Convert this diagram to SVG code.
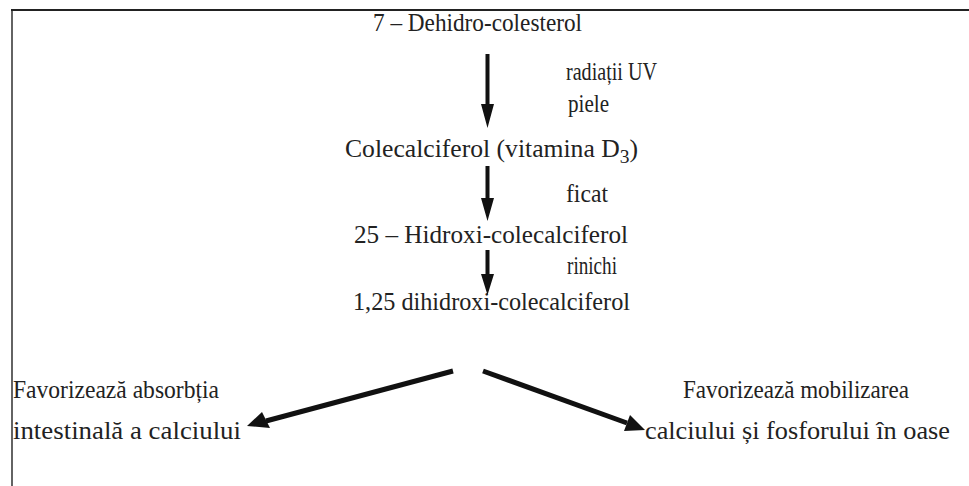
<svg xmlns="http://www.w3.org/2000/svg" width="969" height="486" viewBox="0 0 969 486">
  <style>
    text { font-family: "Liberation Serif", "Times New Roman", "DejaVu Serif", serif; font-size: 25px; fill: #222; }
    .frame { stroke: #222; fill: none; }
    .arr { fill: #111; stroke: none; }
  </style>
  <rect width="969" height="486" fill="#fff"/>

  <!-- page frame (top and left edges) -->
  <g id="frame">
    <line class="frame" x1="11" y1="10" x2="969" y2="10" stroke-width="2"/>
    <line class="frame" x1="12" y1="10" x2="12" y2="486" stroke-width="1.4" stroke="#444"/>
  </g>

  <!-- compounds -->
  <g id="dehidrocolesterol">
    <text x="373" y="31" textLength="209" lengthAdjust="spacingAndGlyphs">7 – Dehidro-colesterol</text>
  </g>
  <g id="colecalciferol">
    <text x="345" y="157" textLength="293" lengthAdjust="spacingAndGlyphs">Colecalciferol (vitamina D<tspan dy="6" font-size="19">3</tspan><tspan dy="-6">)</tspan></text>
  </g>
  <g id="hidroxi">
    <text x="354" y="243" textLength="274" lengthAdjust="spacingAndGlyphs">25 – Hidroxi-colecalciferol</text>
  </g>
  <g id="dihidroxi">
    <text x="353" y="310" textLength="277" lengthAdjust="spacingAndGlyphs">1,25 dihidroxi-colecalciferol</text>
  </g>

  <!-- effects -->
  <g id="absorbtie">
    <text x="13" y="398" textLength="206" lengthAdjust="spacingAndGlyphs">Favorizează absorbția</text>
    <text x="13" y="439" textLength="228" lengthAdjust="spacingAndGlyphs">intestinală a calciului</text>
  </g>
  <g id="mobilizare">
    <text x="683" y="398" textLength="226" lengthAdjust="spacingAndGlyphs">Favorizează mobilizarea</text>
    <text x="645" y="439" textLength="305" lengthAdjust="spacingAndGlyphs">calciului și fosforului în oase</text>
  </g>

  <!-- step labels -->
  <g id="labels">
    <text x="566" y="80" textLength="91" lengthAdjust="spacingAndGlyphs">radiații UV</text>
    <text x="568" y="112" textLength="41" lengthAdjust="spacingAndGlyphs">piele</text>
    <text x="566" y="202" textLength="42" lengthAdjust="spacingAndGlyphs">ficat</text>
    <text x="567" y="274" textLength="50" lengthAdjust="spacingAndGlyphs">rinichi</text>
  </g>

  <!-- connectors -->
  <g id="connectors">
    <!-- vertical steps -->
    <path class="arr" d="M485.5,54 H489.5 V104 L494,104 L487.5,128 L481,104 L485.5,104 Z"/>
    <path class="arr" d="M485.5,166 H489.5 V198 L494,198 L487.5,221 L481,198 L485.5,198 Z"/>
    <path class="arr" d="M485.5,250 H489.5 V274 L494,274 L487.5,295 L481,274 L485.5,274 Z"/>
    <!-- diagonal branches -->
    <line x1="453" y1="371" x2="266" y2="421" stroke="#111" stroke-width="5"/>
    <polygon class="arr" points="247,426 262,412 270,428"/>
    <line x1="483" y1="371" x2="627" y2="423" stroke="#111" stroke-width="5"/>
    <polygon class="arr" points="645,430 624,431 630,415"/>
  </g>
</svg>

PROBLEM TO SOLVE: Reproduce the whole listing above word for word, but not its pictures.

CORRECT RESULT:
Convert this diagram to SVG code.
<svg xmlns="http://www.w3.org/2000/svg" width="969" height="486" viewBox="0 0 969 486">
  <style>
    text { font-family: "Liberation Serif", "Times New Roman", "DejaVu Serif", serif; font-size: 25px; fill: #222; }
    .frame { stroke: #222; fill: none; }
    .arr { fill: #111; stroke: none; }
  </style>
  <rect width="969" height="486" fill="#fff"/>

  <!-- page frame (top and left edges) -->
  <g id="frame">
    <line class="frame" x1="11" y1="10" x2="969" y2="10" stroke-width="2"/>
    <line class="frame" x1="12" y1="10" x2="12" y2="486" stroke-width="1.4" stroke="#444"/>
  </g>

  <!-- compounds -->
  <g id="dehidrocolesterol">
    <text x="373" y="31" textLength="209" lengthAdjust="spacingAndGlyphs">7 – Dehidro-colesterol</text>
  </g>
  <g id="colecalciferol">
    <text x="345" y="157" textLength="293" lengthAdjust="spacingAndGlyphs">Colecalciferol (vitamina D<tspan dy="6" font-size="19">3</tspan><tspan dy="-6">)</tspan></text>
  </g>
  <g id="hidroxi">
    <text x="354" y="243" textLength="274" lengthAdjust="spacingAndGlyphs">25 – Hidroxi-colecalciferol</text>
  </g>
  <g id="dihidroxi">
    <text x="353" y="310" textLength="277" lengthAdjust="spacingAndGlyphs">1,25 dihidroxi-colecalciferol</text>
  </g>

  <!-- effects -->
  <g id="absorbtie">
    <text x="13" y="398" textLength="206" lengthAdjust="spacingAndGlyphs">Favorizează absorbția</text>
    <text x="13" y="439" textLength="228" lengthAdjust="spacingAndGlyphs">intestinală a calciului</text>
  </g>
  <g id="mobilizare">
    <text x="683" y="398" textLength="226" lengthAdjust="spacingAndGlyphs">Favorizează mobilizarea</text>
    <text x="645" y="439" textLength="305" lengthAdjust="spacingAndGlyphs">calciului și fosforului în oase</text>
  </g>

  <!-- step labels -->
  <g id="labels">
    <text x="566" y="80" textLength="91" lengthAdjust="spacingAndGlyphs">radiații UV</text>
    <text x="568" y="112" textLength="41" lengthAdjust="spacingAndGlyphs">piele</text>
    <text x="566" y="202" textLength="42" lengthAdjust="spacingAndGlyphs">ficat</text>
    <text x="567" y="274" textLength="50" lengthAdjust="spacingAndGlyphs">rinichi</text>
  </g>

  <!-- connectors -->
  <g id="connectors">
    <!-- vertical steps -->
    <path class="arr" d="M485.5,54 H489.5 V104 L494,104 L487.5,128 L481,104 L485.5,104 Z"/>
    <path class="arr" d="M485.5,166 H489.5 V198 L494,198 L487.5,221 L481,198 L485.5,198 Z"/>
    <path class="arr" d="M485.5,250 H489.5 V274 L494,274 L487.5,295 L481,274 L485.5,274 Z"/>
    <!-- diagonal branches -->
    <line x1="453" y1="371" x2="266" y2="421" stroke="#111" stroke-width="5"/>
    <polygon class="arr" points="247,426 262,412 270,428"/>
    <line x1="483" y1="371" x2="627" y2="423" stroke="#111" stroke-width="5"/>
    <polygon class="arr" points="645,430 624,431 630,415"/>
  </g>
</svg>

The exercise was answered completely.